Wolf Cuff


I wanted to make a broad cuff, but didn’t have any specific plans for it. So I went about mixing the sterling silver alloy, melting it and rolled the plate. PICT0012.jpgDSCN9674.jpeg

Getting springiness into sterling is a bit of an art in and of itself. Rolling the plate in order to lengthen or broaden it, compacts the molecular structure because of the stress (pressure) placed on the metal. If the metal is placed under too much pressure, it’ll start to crack. To prevent this, the plate has to be annealed from time to time, by heating it under a flame mix of propane and oxygen. (Think of it as giving the molecules a heat massage to relax them.) However, to achieve springiness, there has to be a certain level of tension in the metal’s molecular structure. It’s at this point that you have to know at which plate thickness to call it a day; pertaining to the annealing process. If you call it too late, the plate won’t be springy enough, call it too soon and you’ll end up with a plate that’s cracked and you have to melt the whole thing down. After the final anneal, with a plate thickness of at least 2.5mm, the plate is continuously rolled down to approx 0.9mm. A loss of 0.1 - 0.15 mm has to be factored in for sanding and polishing, which would bring the final product down to 0.75mm plate thickness.

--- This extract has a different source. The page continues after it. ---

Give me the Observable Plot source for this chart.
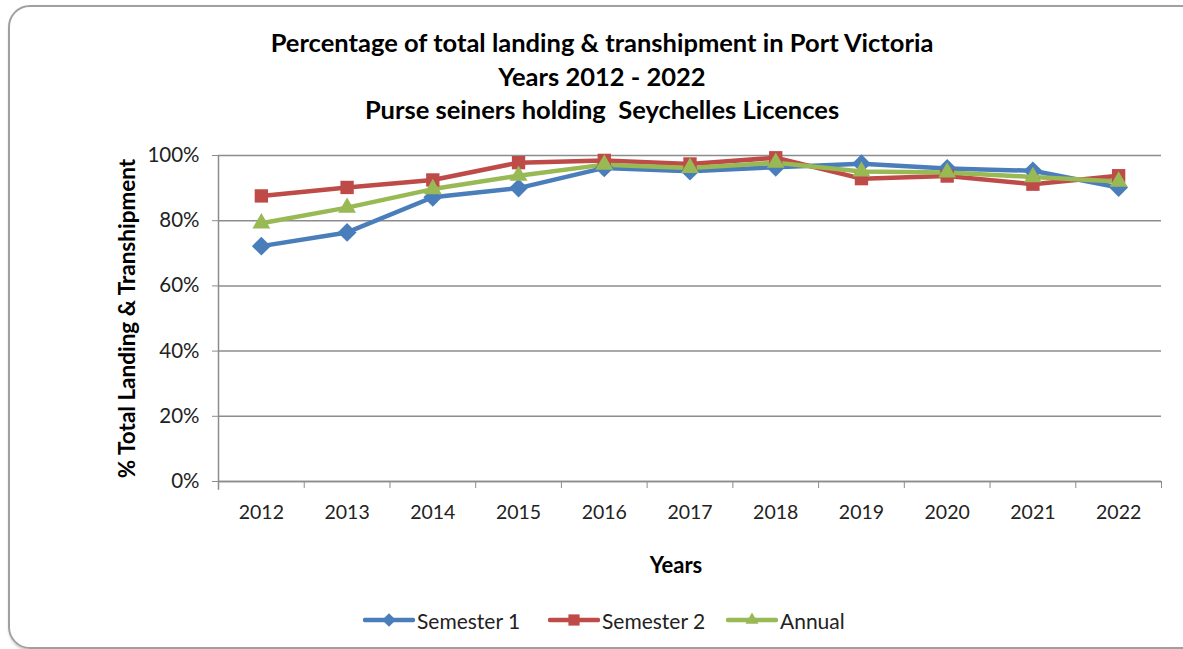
<!DOCTYPE html>
<html>
<head>
<meta charset="utf-8">
<script src="https://cdn.jsdelivr.net/npm/d3@7"></script>
<script src="https://cdn.jsdelivr.net/npm/@observablehq/plot@0.6"></script>
<style>
  html, body { margin: 0; padding: 0; background: #fff; }
  #wrap { position: relative; width: 1183px; height: 649px; overflow: hidden; font-family: Lato, "Open Sans", sans-serif; }
  #frame { position: absolute; left: 8px; top: 5px; width: 1200px; height: 640px; border: 2px solid #a0a0a0; border-radius: 22px; box-shadow: 1px 2px 3px rgba(0,0,0,0.25); }
  #title { position: absolute; left: 0; width: 1204px; top: 26px; text-align: center; font-weight: bold; font-size: 25.5px; line-height: 33.5px; color: #000; }
  #chart { position: absolute; left: 0; top: 0; }
  #legend { position: absolute; top: 606px; left: 0; width: 1183px; height: 28px; font-size: 21px; color: #222; }
  .item { position: absolute; top: 0; display: flex; align-items: center; height: 28px; }
  .item svg { margin-right: 2px; }
</style>
</head>
<body>
<div id="wrap">
  <div id="frame"></div>
  <div id="title">Percentage of total landing &amp; transhipment in Port Victoria<br>Years 2012 - 2022<br>Purse seiners holding&nbsp; Seychelles Licences</div>
  <div id="chart"></div>
  <div id="legend"></div>
</div>
<script>
const years = [2012, 2013, 2014, 2015, 2016, 2017, 2018, 2019, 2020, 2021, 2022];
const semester1 = [0.722, 0.764, 0.872, 0.900, 0.962, 0.952, 0.964, 0.975, 0.960, 0.953, 0.902];
const semester2 = [0.876, 0.902, 0.925, 0.978, 0.985, 0.974, 0.993, 0.929, 0.937, 0.912, 0.938];
const annual    = [0.792, 0.840, 0.897, 0.938, 0.972, 0.962, 0.978, 0.951, 0.948, 0.934, 0.920];
const seriesNames = ["Semester 1", "Semester 2", "Annual"];
const seriesColors = ["#4a7ebb", "#be4b48", "#98b954"];
const seriesSymbols = ["diamond2", "square2", "triangle2"];
const yTicks = [0, 0.2, 0.4, 0.6, 0.8, 1.0];

const rows = [];
[semester1, semester2, annual].forEach((vals, i) => {
  years.forEach((yr, j) => rows.push({series: seriesNames[i], year: yr, value: vals[j]}));
});
const boundaries = years.map(y => y - 0.5).concat([years[years.length - 1] + 0.5]);

const chart = Plot.plot({
  width: 1183,
  height: 649,
  marginLeft: 218,
  marginRight: 22,
  marginTop: 155,
  marginBottom: 168,
  style: {fontFamily: "Lato, 'Open Sans', sans-serif", fontSize: "20px", color: "#222", background: "transparent"},
  x: {type: "linear", domain: [boundaries[0], boundaries[boundaries.length - 1]]},
  y: {domain: [0, 1]},
  color: {domain: seriesNames, range: seriesColors},
  symbol: {domain: seriesNames, range: seriesSymbols},
  marks: [
    Plot.gridY(yTicks, {stroke: "#8c8c8c", strokeOpacity: 1, strokeWidth: 1.5}),
    Plot.ruleX([boundaries[0]], {y1: -0.027, y2: 1, stroke: "#8c8c8c", strokeWidth: 1.5, clip: false}),
    Plot.axisY(yTicks, {tickFormat: d3.format(".0%"), tickSize: 6, tickPadding: 13, stroke: "#8c8c8c", fontSize: 20.5, label: null}),
    Plot.axisX(boundaries, {tickFormat: () => "", tickSize: 7, stroke: "#8c8c8c", label: null}),
    Plot.axisX(years, {tickFormat: d => String(d), tickSize: 0, tickPadding: 24, fontSize: 19.5, label: null}),
    Plot.ruleY([0], {stroke: "#8c8c8c", strokeWidth: 1.5}),
    Plot.line(rows, {x: "year", y: "value", z: "series", stroke: "series", strokeWidth: 4.5}),
    Plot.dot(rows, {x: "year", y: "value", symbol: "series", fill: "series", r: 8.5, stroke: null}),
    Plot.text(["Years"], {frameAnchor: "bottom", dx: -14, dy: 91, fontWeight: "bold", fontSize: 22, fill: "#000"}),
    Plot.text(["% Total Landing & Transhipment"], {frameAnchor: "left", textAnchor: "middle", dx: -91, rotate: -90, fontWeight: "bold", fontSize: 22.5, fill: "#000"})
  ]
});
document.getElementById("chart").appendChild(chart);

const legendLeft = [363, 548, 726];
const legend = document.getElementById("legend");
seriesNames.forEach((name, i) => {
  const item = document.createElement("div");
  item.className = "item";
  item.style.left = legendLeft[i] + "px";
  const sym = d3.symbol().type(i === 0 ? d3.symbolDiamond2 : i === 1 ? d3.symbolSquare2 : d3.symbolTriangle2).size(i === 1 ? 160 : 120)();
  item.innerHTML = `<svg width="52" height="26"><line x1="2" x2="50" y1="13" y2="13" stroke="${seriesColors[i]}" stroke-width="4.5" stroke-linecap="round"/><path d="${sym}" transform="translate(26,13)" fill="${seriesColors[i]}"/></svg><span>${name}</span>`;
  legend.appendChild(item);
});
</script>
</body>
</html>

I took the finished plate back to the workbench, papered it and just sat there and stared or a while, thinking of what to do with it. I thought a wolf’s head and neck would look great on a cuff this width. I’ve always loved wolves, and I had a Swiss Shepherd dog whose genetics and behaviour displayed several pronounced wolf traits. So it sort of turned into a homage to my dog and a homage to wolves.

A freehand drawing was made on the papered plate and burred into the surface. Stamps are then hammered into the back of the plate. Next, the plate was polished to a high shine and it was back to the workbench to burr the final lines into the surface with various burr sizes.



The initial curve of the cuff is done by hand. After that, it’s off to the bracelet mandrel ( a solid metal cone) to give the cuff its proper shape. With a piece that’s already polished, care has to be taken not to make any marks on the surface. For this reason, I always wrap the silver in leather before placing it on the mandrel, covering both sides, as the inside can also pick up scratches from the mandrel. The cuff is then shaped by hammering on it with a leather mallet until perfect roundness is attained.


The cuff is now finished, just a final buff with a polishing cloth and it’s ready to go out into the world The final cuff measures 17cm long 4.1cm wide, but any future ones can be adapted to the customers measurements.



In writing this, it came to mind that it would be an interesting expansion to make further cuffs with other large predators as motif. Such as Grizzly, Mountain Lion…a black Panther, with complete oxidation. There’s much worth for me in sharing this process, not just to tell the story of making but also in revisiting and gaining new ides. Thank you for reading.